WORTHINGTON — District 22 Sen. Bill Weber, R-Luverne, was the only area state legislator available to attend a Saturday morning legislative coffee event sponsored by the Governmental Affairs Committee of the Worthington Area Chamber of Commerce.
District 22A Rep. Joe Schomacker, R-Luverne, and District 22B Rep. Rod Hamilton, R-Mountain Lake, were also invited, but Schomacker had a scheduling conflict and Hamilton was ill overnight Friday into Saturday.
Weber spent an hour taking questions from his constituents, spanning a wide range of concerns and topics. Among topics of prime interest to those in attendance was Weber's stance on individual counties needing to vote in order to accept refugee resettlement.
"I think the governor is wrong" to penalize counties for saying no to refugees, Weber said. However, he added, he agrees with Gov. Tim Walz that the federal government shouldn't tell any local entity to accept refugees. Weber was adamant that counties should be able to decide for themselves.
His focus on individual liberty continued into the discussion on renewable energy.
There is a current requirement in place that the state must be using 25% renewable energy by 2025, and Minnesota has already met that milestone, Weber said. There is a recent legislative push to raise that threshold, a move Weber said he opposes.
"I think at this point in time, the renewable energy industry has to stand on its own," he said.
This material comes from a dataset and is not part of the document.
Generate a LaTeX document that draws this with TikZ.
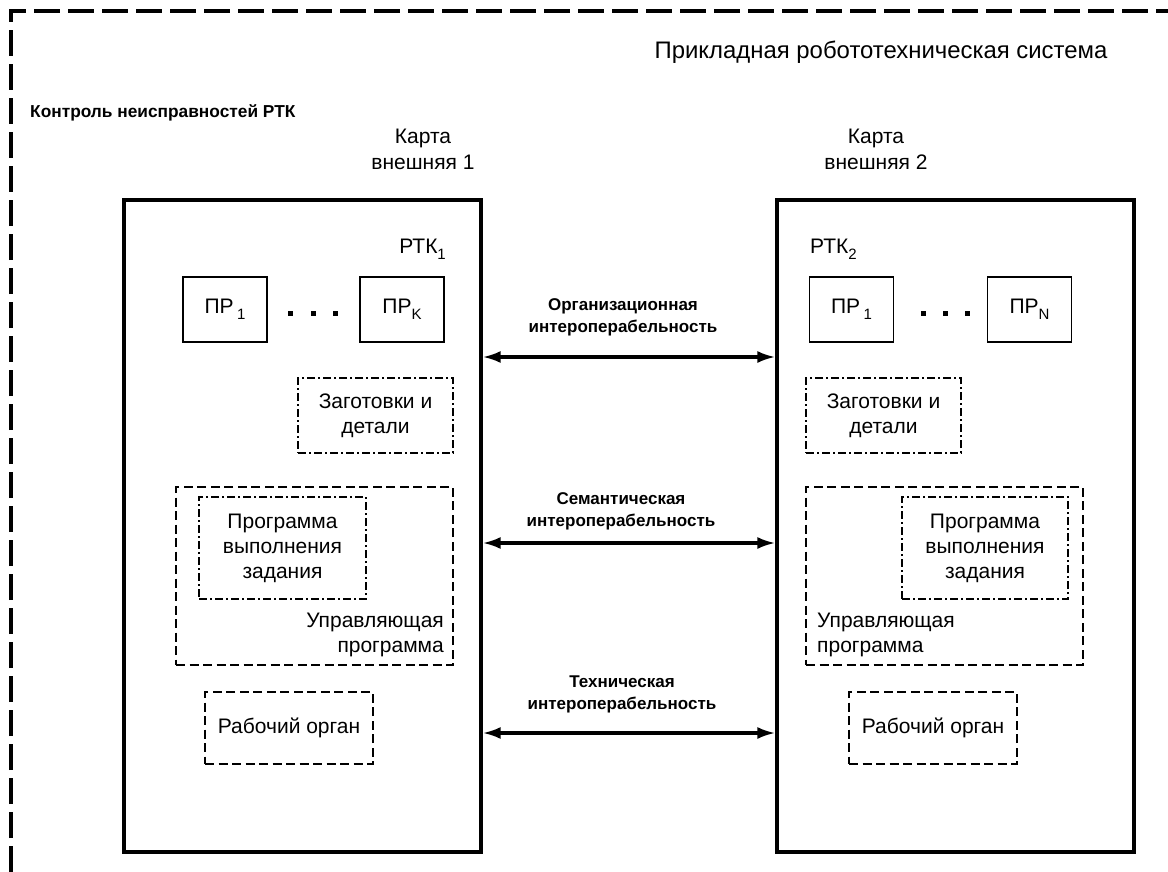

Weber explained that he favors a free-market approach based on consumer demand rather than a government mandate to produce or use a certain amount of renewable energy. He added that it's impossible for people to ever be 100% dependent on renewable energy.
"The sun doesn't always shine; the wind doesn't always blow," he said.
Weber's "individual rights" attitude does not universally apply to all policy issues, however, as he stated Saturday that he opposes abortion rights and will not support legalizing recreational marijuana.
Weber also consistently supports lowering government spending, a stance he continued to espouse when taking constituent questions.
With more than $1 billion in surplus for 2020-2021, Weber suggested that the state use it to "expand the scope of capital improvement projects," paying cash rather than borrowing money. He said he's OK with using the surplus on one-time projects, but believes the state shouldn't use it on ongoing efforts that will require future spending.
Community members asked Weber about housing and business redevelopment, a key component in rural municipal growth.
Weber said that one major reason why it's difficult to get developers to build in Greater Minnesota is that when meting out grant funds, the state often assigns a higher prevailing wage than is the reality. This means that new housing is estimated at a rent cost so high that community members wouldn't be able to live there.
Weber noted that a lot of proposed housing is planned to cost $225,000 to $250,000 per unit to build.
"That's not affordable workforce housing," he said, adding, "How much of that is a result of government regulation?" He called for fewer state requirements as an effort to support housing development.
The senator told the group he doesn't have any specific bills in mind for the 2020 session, other than a few bonding requests from some communities in the district.